DRAGON/v0.1.0/SUBSYSTEMS

Session broker and structured capture

The session broker owns every transport. The capture engine turns the raw byte stream it tees into structured records. Together they are the data substrate that makes local AI analysis useful — without good segmentation, a small model has nothing reliable to reason over.

Session broker

All transport I/O flows through the broker. A transport interface abstracts SSH and serial behind a common byte-stream and control surface — read, write, close, resize, kind, and describe. The describe method never returns credentials.

SSH transport

SSH uses golang.org/x/crypto/ssh. The dial establishes a PTY and interactive shell, sends keepalive@openssh.com every 30 seconds, and bounds the connect and handshake with a context. The broker supports password, public-key, agent, and keyboard-interactive authentication in auth order public-key, agent, password, keyboard-interactive.

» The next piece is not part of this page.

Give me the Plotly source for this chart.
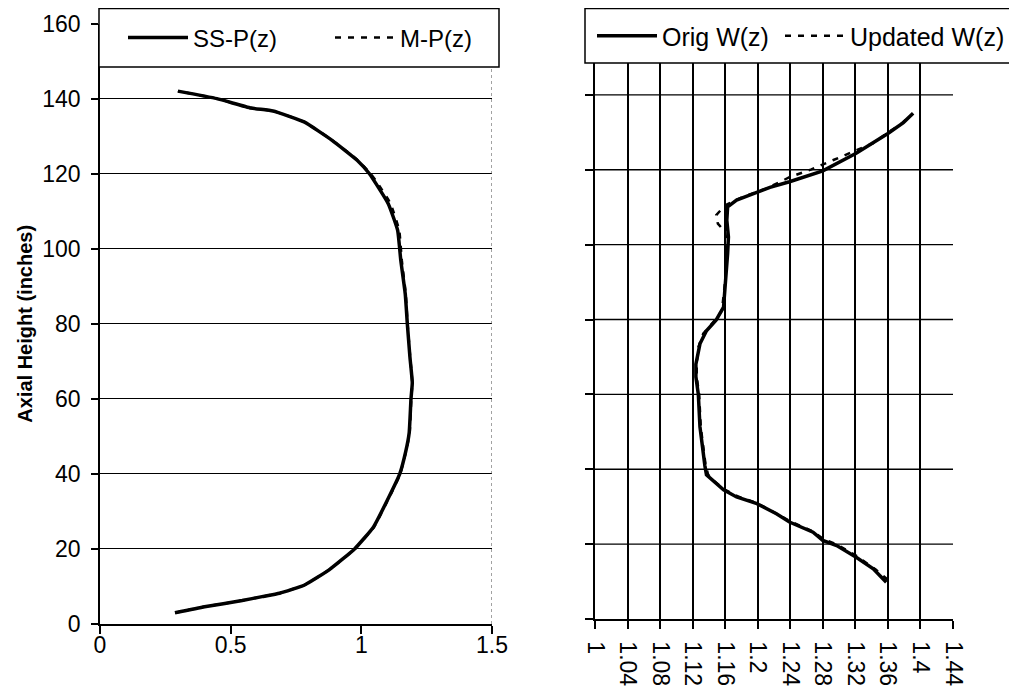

In v0.1.0 the daemon wires only the password path from the wire protocol. The other methods are implemented in the broker but not yet plumbed end to end.

Serial transport

Serial uses go.bug.st/serial. It configures baud, parity, data bits, stop bits, and flow control, and supports the break signal required by some console recovery procedures. Port enumeration lists devices with USB VID and PID and product names, so FTDI, Prolific, and CH340 adapters appear with friendly names. Hot-replug is handled.

Host-key verification

Host keys use trust-on-first-use against a strict known_hosts file. The fingerprint is the OpenSSH SHA-256 form. The policy has three outcomes:

  • Unknown host — the broker raises a hostkey.prompt to the UI carrying the fingerprint; an accept appends the key to known_hosts.
  • Known host, matching key — connect proceeds.
  • Known host, changed key — hard fail as a possible MITM. The unknown-host callback is not consulted.

If no UI is attached to answer a prompt, the dial is rejected. Every verdict — accept, reject, timeout, no-UI — is audit-logged. The prompt has a 60-second timeout.

Session lifecycle

The broker manager registers sessions, emits a connected event on open, and emits a disconnected event exactly once on teardown. Reconnect re-dials the stored dial function, swaps the transport, and preserves identity, the capture queue, drop counters, and raw-log continuity. Multiple sessions run concurrently up to the configured cap.

Raw logging

Each session writes a rotating raw byte log with a maximum size. The log returns offsets so capture records can point back into the exact raw stream. Raw logging is orthogonal to and independent of capture. The raw log is also the source for scrollback when a webview reattaches to a live session after a page reload.

Structured capture

The capture engine converts the tee'd raw byte stream into structured SessionEvent records. It is the hardest and most valuable subsystem. The renderer always receives raw bytes; capture works on its own ANSI-stripped copy.

The hot path

The engine's feed method is synchronous, allocation-light, and never blocks. Emission goes through a non-blocking callback onto the event bus. A streaming ANSI stripper survives chunk boundaries and feeds line assembly. The engine correlates the user's typed command with the output that follows it, up to the next prompt.

Prompt and mode detection

Prompts are detected per device profile against the unterminated tail of the stream, so the engine recognizes a prompt before a newline arrives. Mode tracking is a per-profile state machine — for Cisco, exec to enable to config to subconfig, plus ROMMON. Pagination markers such as --More-- are collapsed so multi-page output forms one coherent record.

Records and anomalies

Command output is everything between the echoed command and the next prompt. The engine emits a structured record carrying the timestamp, session, device profile, mode, command as typed, ANSI-stripped pagination-collapsed output, and a pointer back into the raw log.

Cheap per-line anomaly patterns — syslog severities, err-disabled, CRC counters, OOM and panic strings — emit anomaly-candidate events. These gate ambient AI without invoking the model on every line.

Resource bounds

The engine bounds untrusted device input so a hostile or malfunctioning device cannot exhaust memory:

  • Maximum line length 64 KB. An overflow flushes the line and emits a capture-line-overflow anomaly.
  • Maximum command output 16 MB. Further lines are discarded with a truncation marker; input is still consumed so the next prompt finalizes the record.

Device profiles

Device profiles are declarative TOML bundles — prompt regexes, the mode state machine, pagination markers, and error and anomaly patterns. Profiles are data, not code, and are user-extensible. DRAGON v0.1.0 ships:

  • cisco-ios
  • cisco-nxos
  • juniper-junos
  • linux-generic
  • generic-fallback

Profiles are embedded in the daemon binary, so the sidecar runs self-contained. Adding a profile is pure data: drop a TOML file alongside the others and register it for the UI picker. The generic-fallback profile degrades gracefully to a plain terminal with manual analysis when no specific profile matches.